Frances: 07:09 The great thing about that by having a few students in each group is they’re also self-correcting. So if somebody comes up with a crazy idea, that’s saying, oh, there’s a type of camel that’s got three legs. You’re gonna have someone go, actually, no, no. Well, you try to find me the evidence of that and they realize it’s not true, which develops other skills as well around fact checking and actually saying, well, Facebook told me it’s true, well, hang on. How do we know that that’s true? So you layer in all these learning opportunities into a session, and that can be done in almost any subject area at any age group, but it is about that facilitation that actually makes the learning a little more messy. It’s not structured, it’s not perfectly formed, but at the other end, if you talk to the students, they will remember every part of that process and they’ll have the knowledge that they set out to discover in the first place.

Steve: 08:09 So as I was listing, I jotted down two words or three words. The first one is two words is a phrase, is that learning opportunity. I’ve been proposing to people that our old vocabularies don’t fit. So the idea of planning a lesson or planning instruction, an administrator plan to observe instruction, those words don’t seem to fit. It’s it’s really, how does the teacher design a learning opportunity? So the driving word I use is that it’s the student learning production behaviors. So it’s what the student does that causes the learning outcome so that the job of the teacher is to create that learning opportunity.
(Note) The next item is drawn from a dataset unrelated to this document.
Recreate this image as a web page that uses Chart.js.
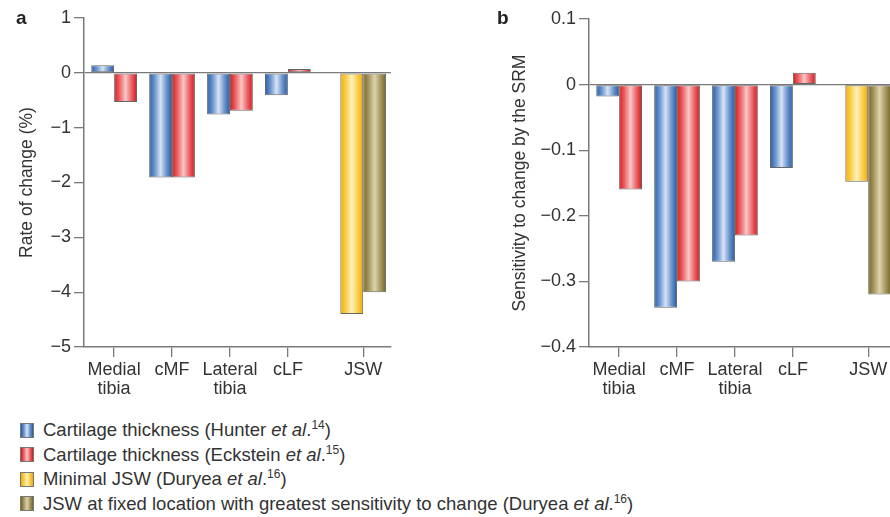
<!DOCTYPE html>
<html>
<head>
<meta charset="utf-8">
<script src="https://cdn.jsdelivr.net/npm/chart.js@4"></script>
<style>
  html, body { margin: 0; padding: 0; background: #fff; overflow: hidden; }
  #wrap { position: relative; width: 890px; height: 517px; overflow: hidden;
          font-family: "Liberation Sans", Arial, sans-serif; color: #333; }
  #boxA { position: absolute; left: 0; top: 0; width: 400px; height: 410px; }
  #boxB { position: absolute; left: 480px; top: 0; width: 420px; height: 410px; }
  .tag { position: absolute; font-weight: bold; font-size: 19px; color: #222; }
  #legend { position: absolute; left: 20px; top: 418px; font-size: 18.5px; }
  .row { height: 24.5px; display: flex; align-items: center; white-space: nowrap; }
  .sw { width: 12px; height: 13px; border: 1px solid #777; margin-right: 9px; }
  sup { font-size: 12px; line-height: 0; }
</style>
</head>
<body>
<div id="wrap">
  <div id="boxA"><canvas id="chartA"></canvas></div>
  <div id="boxB"><canvas id="chartB"></canvas></div>
  <div class="tag" style="left:16px;top:7px;">a</div>
  <div class="tag" style="left:497px;top:7px;">b</div>
  <div id="legend"></div>
</div>
<script>
// ─── DATA ─────────────────────────────────────────────────────────────────────
const catLabels = [['Medial', 'tibia'], 'cMF', ['Lateral', 'tibia'], 'cLF', 'JSW'];
const catX      = [0, 1, 2, 3, 4.3];          // JSW group sits a little apart

const rateHunter    = [0.14, -1.91, -0.76, -0.41, null];
const rateEckstein  = [-0.53, -1.91, -0.69, 0.07, null];
const rateMinJSW    = [null, null, null, null, -4.40];
const rateFixedJSW  = [null, null, null, null, -4.00];

const srmHunter     = [-0.018, -0.34, -0.27, -0.127, null];
const srmEckstein   = [-0.16, -0.30, -0.23, 0.018, null];
const srmMinJSW     = [null, null, null, null, -0.148];
const srmFixedJSW   = [null, null, null, null, -0.32];

const rateTicks = [1, 0, -1, -2, -3, -4, -5];
const srmTicks  = [0.1, 0, -0.1, -0.2, -0.3, -0.4];

const seriesNames = [
  'Cartilage thickness (Hunter',
  'Cartilage thickness (Eckstein',
  'Minimal JSW (Duryea',
  'JSW at fixed location with greatest sensitivity to change (Duryea',
];
const seriesRefs = ['14', '15', '16', '16'];

// cylinder-like shading: edge, mid, highlight, mid, edge
const shades = [
  ['#245ca8', '#6f97cf', '#d7e3f3', '#6f97cf', '#2458a3'],
  ['#d9161c', '#ec6669', '#f9c6c7', '#ec6669', '#d3161b'],
  ['#f2ad00', '#f9cf4f', '#fff1bd', '#f9cf4f', '#f0aa00'],
  ['#76622a', '#a8995f', '#dcd4ae', '#a8995f', '#75622a'],
];

// ─── HELPERS ──────────────────────────────────────────────────────────────────
Chart.defaults.font.family = '"Liberation Sans", Arial, sans-serif';
Chart.defaults.color = '#333';

const axisGrey = '#7a7a7a';
const minus = s => String(s).replace('-', '\u2212');

const toPoints = vals => vals.map((v, i) => ({ x: catX[i], y: v }));

const barShine = {
  id: 'barShine',
  beforeDatasetsDraw(chart) {
    const ctx = chart.ctx;
    chart.data.datasets.forEach((ds, i) => {
      chart.getDatasetMeta(i).data.forEach(bar => {
        if (!bar.width) return;
        const half = bar.width / 2;
        const g = ctx.createLinearGradient(bar.x - half, 0, bar.x + half, 0);
        shades[i].forEach((c, k) => g.addColorStop(k / (shades[i].length - 1), c));
        bar.options = Object.assign({}, bar.options, { backgroundColor: g });
      });
    });
  },
};

function makePanel(el, series, ticks, fmt, title, yWidth, pad, titlePad) {
  return new Chart(el, {
    type: 'bar',
    data: {
      datasets: series.map((vals, i) => ({
        label: seriesNames[i],
        data: toPoints(vals),
        backgroundColor: shades[i][2],
        borderColor: '#666',
        borderWidth: 1,
        borderSkipped: false,
        skipNull: true,
        barPercentage: 1,
        categoryPercentage: 0.79,
      })),
    },
    options: {
      responsive: true,
      maintainAspectRatio: false,
      animation: false,
      layout: { padding: pad },
      plugins: { legend: { display: false }, tooltip: { enabled: false } },
      scales: {
        x: {
          type: 'linear',
          offset: false,
          min: -0.52, max: 4.78,
          afterFit: s => { s.height = 63; },
          afterBuildTicks: s => { s.ticks = catX.map(v => ({ value: v })); },
          ticks: {
            autoSkip: false, maxRotation: 0, padding: 3,
            font: { size: 18, lineHeight: 1.08 },
            callback: (v, i) => catLabels[i],
          },
          grid: { offset: false, drawOnChartArea: false, tickLength: 10, tickColor: axisGrey, lineWidth: 1.3 },
          border: { color: axisGrey, width: 1.5 },
        },
        y: {
          min: ticks[ticks.length - 1], max: ticks[0],
          afterFit: s => { s.width = yWidth; },
          afterBuildTicks: s => { s.ticks = ticks.map(v => ({ value: v })); },
          ticks: { padding: 3, font: { size: 18 }, callback: v => fmt(v) },
          grid: {
            color: c => (c.tick && c.tick.value === 0 ? axisGrey : 'rgba(0,0,0,0)'),
            lineWidth: 1.3, tickLength: 10, tickColor: axisGrey,
          },
          border: { color: axisGrey, width: 1.5 },
          title: { display: true, text: title, font: { size: 17.5 }, padding: { top: titlePad, bottom: 0 } },
        },
      },
    },
    plugins: [barShine],
  });
}

// ─── PANELS ───────────────────────────────────────────────────────────────────
makePanel(
  document.getElementById('chartA'),
  [rateHunter, rateEckstein, rateMinJSW, rateFixedJSW],
  rateTicks, v => minus(v),
  'Rate of change (%)', 84, { top: 18, right: 9, left: 0, bottom: 0 }, 17
);

makePanel(
  document.getElementById('chartB'),
  [srmHunter, srmEckstein, srmMinJSW, srmFixedJSW],
  srmTicks, v => (v === 0 ? '0' : minus(v.toFixed(1))),
  'Sensitivity to change by the SRM', 109, { top: 19, right: 4, left: 0, bottom: 0 }, 30
);

// ─── LEGEND ───────────────────────────────────────────────────────────────────
const lg = document.getElementById('legend');
seriesNames.forEach((name, i) => {
  const s = shades[i];
  lg.insertAdjacentHTML('beforeend',
    '<div class="row"><span class="sw" style="background:linear-gradient(to right,' +
    s.join(',') + ')"></span><span>' + name + ' <i>et al</i>.<sup>' + seriesRefs[i] +
    '</sup>)</span></div>');
});
</script>
</body>
</html>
Frances: 08:54 Absolutely. And look, the learning opportunity starts by putting your feet out of your bed in the morning onto the floor. You start another day of learning opportunity. And even between that process and getting to school, there are learning opportunities. It’s about getting on your bike and cycling and meeting your friends and avoiding the dog on the road and stopping to buy something at the shop. All of those are parts of this learning and I think that we need to move away from this idea that learning comes from a book or learning comes from these various structural lessons or they come from sitting exams, because actually, that’s not learning. And in many cases like exams, you could argue that’s memory only. And so for some people that’s wonderful, but for me, that actually is an immediate failure because they know that that’s just not the way they learn.

Steve: 09:44 The other word I jotted down was facilitation. I’m working with the district right now in the states that has actually dropped the word teacher out of the district vocabulary and put in facilitator. So the people are called facilitators when they write a note there, they talk about our facilitators. And one of the one of the leaders in the district just wrote a blog that I’m gonna be posting, but I realize I’m gonna have to put an explanatory sentence at the beginning because throughout her whole blog, she’s talking about what the facilitators are doing. And there’d be a bunch of people reading this, not understanding that she’s talking about what most people are calling the teacher in the classroom, but in their work in that district, they describe that role as facilitator.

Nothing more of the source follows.